- [INSTRUCTIONS FOR THE TASK]: Return the listing below unchanged, minus its pictures.

- [SOURCE DATA]:
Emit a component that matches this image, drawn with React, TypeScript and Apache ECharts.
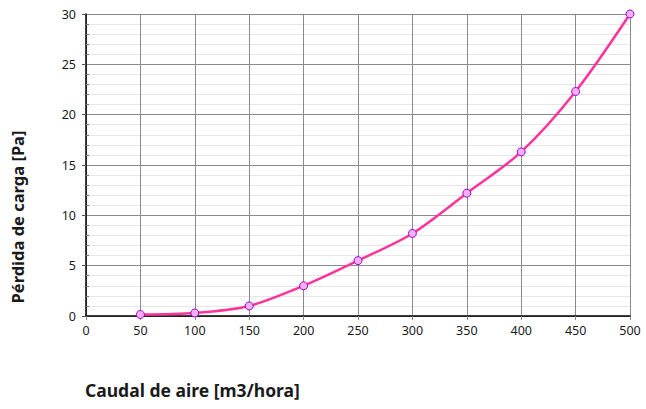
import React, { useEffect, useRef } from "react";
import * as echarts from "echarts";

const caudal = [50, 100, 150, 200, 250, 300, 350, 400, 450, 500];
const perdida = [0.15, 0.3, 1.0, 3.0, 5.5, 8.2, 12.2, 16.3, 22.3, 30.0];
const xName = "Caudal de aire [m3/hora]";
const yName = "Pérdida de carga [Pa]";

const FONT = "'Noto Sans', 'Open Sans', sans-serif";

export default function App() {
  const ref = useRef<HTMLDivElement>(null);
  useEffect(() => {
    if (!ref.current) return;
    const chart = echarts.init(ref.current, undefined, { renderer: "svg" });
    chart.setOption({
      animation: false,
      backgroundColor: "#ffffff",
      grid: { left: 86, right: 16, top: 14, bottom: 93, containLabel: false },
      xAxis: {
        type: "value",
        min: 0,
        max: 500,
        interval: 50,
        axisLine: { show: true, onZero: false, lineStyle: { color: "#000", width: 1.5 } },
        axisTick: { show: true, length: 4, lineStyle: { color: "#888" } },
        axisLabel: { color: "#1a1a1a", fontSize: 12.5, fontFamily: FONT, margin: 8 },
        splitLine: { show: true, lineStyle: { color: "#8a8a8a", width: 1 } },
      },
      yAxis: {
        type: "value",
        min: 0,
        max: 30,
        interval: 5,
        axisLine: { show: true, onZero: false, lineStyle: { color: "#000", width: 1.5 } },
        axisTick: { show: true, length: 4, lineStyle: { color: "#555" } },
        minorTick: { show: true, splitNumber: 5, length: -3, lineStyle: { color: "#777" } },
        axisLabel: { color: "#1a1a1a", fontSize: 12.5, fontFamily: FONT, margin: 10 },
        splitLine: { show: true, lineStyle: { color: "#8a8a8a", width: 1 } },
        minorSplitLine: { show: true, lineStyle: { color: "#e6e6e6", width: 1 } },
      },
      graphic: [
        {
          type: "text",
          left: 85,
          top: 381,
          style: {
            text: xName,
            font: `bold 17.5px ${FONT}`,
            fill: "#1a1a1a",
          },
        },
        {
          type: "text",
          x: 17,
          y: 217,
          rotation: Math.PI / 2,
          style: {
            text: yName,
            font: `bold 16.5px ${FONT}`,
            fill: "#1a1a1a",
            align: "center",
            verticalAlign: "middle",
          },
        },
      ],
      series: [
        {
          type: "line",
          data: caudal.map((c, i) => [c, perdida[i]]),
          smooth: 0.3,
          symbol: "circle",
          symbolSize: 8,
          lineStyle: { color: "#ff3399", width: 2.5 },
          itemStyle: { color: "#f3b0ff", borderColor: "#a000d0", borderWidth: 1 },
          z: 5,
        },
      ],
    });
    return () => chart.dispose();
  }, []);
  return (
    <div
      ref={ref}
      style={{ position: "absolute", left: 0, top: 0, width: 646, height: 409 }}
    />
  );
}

- [RESULT FOR THIS TASK]:
Emit a component that matches this image, drawn with React, TypeScript and Apache ECharts.
import React, { useEffect, useRef } from "react";
import * as echarts from "echarts";

const caudal = [50, 100, 150, 200, 250, 300, 350, 400, 450, 500];
const perdida = [0.15, 0.3, 1.0, 3.0, 5.5, 8.2, 12.2, 16.3, 22.3, 30.0];
const xName = "Caudal de aire [m3/hora]";
const yName = "Pérdida de carga [Pa]";

const FONT = "'Noto Sans', 'Open Sans', sans-serif";

export default function App() {
  const ref = useRef<HTMLDivElement>(null);
  useEffect(() => {
    if (!ref.current) return;
    const chart = echarts.init(ref.current, undefined, { renderer: "svg" });
    chart.setOption({
      animation: false,
      backgroundColor: "#ffffff",
      grid: { left: 86, right: 16, top: 14, bottom: 93, containLabel: false },
      xAxis: {
        type: "value",
        min: 0,
        max: 500,
        interval: 50,
        axisLine: { show: true, onZero: false, lineStyle: { color: "#000", width: 1.5 } },
        axisTick: { show: true, length: 4, lineStyle: { color: "#888" } },
        axisLabel: { color: "#1a1a1a", fontSize: 12.5, fontFamily: FONT, margin: 8 },
        splitLine: { show: true, lineStyle: { color: "#8a8a8a", width: 1 } },
      },
      yAxis: {
        type: "value",
        min: 0,
        max: 30,
        interval: 5,
        axisLine: { show: true, onZero: false, lineStyle: { color: "#000", width: 1.5 } },
        axisTick: { show: true, length: 4, lineStyle: { color: "#555" } },
        minorTick: { show: true, splitNumber: 5, length: -3, lineStyle: { color: "#777" } },
        axisLabel: { color: "#1a1a1a", fontSize: 12.5, fontFamily: FONT, margin: 10 },
        splitLine: { show: true, lineStyle: { color: "#8a8a8a", width: 1 } },
        minorSplitLine: { show: true, lineStyle: { color: "#e6e6e6", width: 1 } },
      },
      graphic: [
        {
          type: "text",
          left: 85,
          top: 381,
          style: {
            text: xName,
            font: `bold 17.5px ${FONT}`,
            fill: "#1a1a1a",
          },
        },
        {
          type: "text",
          x: 17,
          y: 217,
          rotation: Math.PI / 2,
          style: {
            text: yName,
            font: `bold 16.5px ${FONT}`,
            fill: "#1a1a1a",
            align: "center",
            verticalAlign: "middle",
          },
        },
      ],
      series: [
        {
          type: "line",
          data: caudal.map((c, i) => [c, perdida[i]]),
          smooth: 0.3,
          symbol: "circle",
          symbolSize: 8,
          lineStyle: { color: "#ff3399", width: 2.5 },
          itemStyle: { color: "#f3b0ff", borderColor: "#a000d0", borderWidth: 1 },
          z: 5,
        },
      ],
    });
    return () => chart.dispose();
  }, []);
  return (
    <div
      ref={ref}
      style={{ position: "absolute", left: 0, top: 0, width: 646, height: 409 }}
    />
  );
}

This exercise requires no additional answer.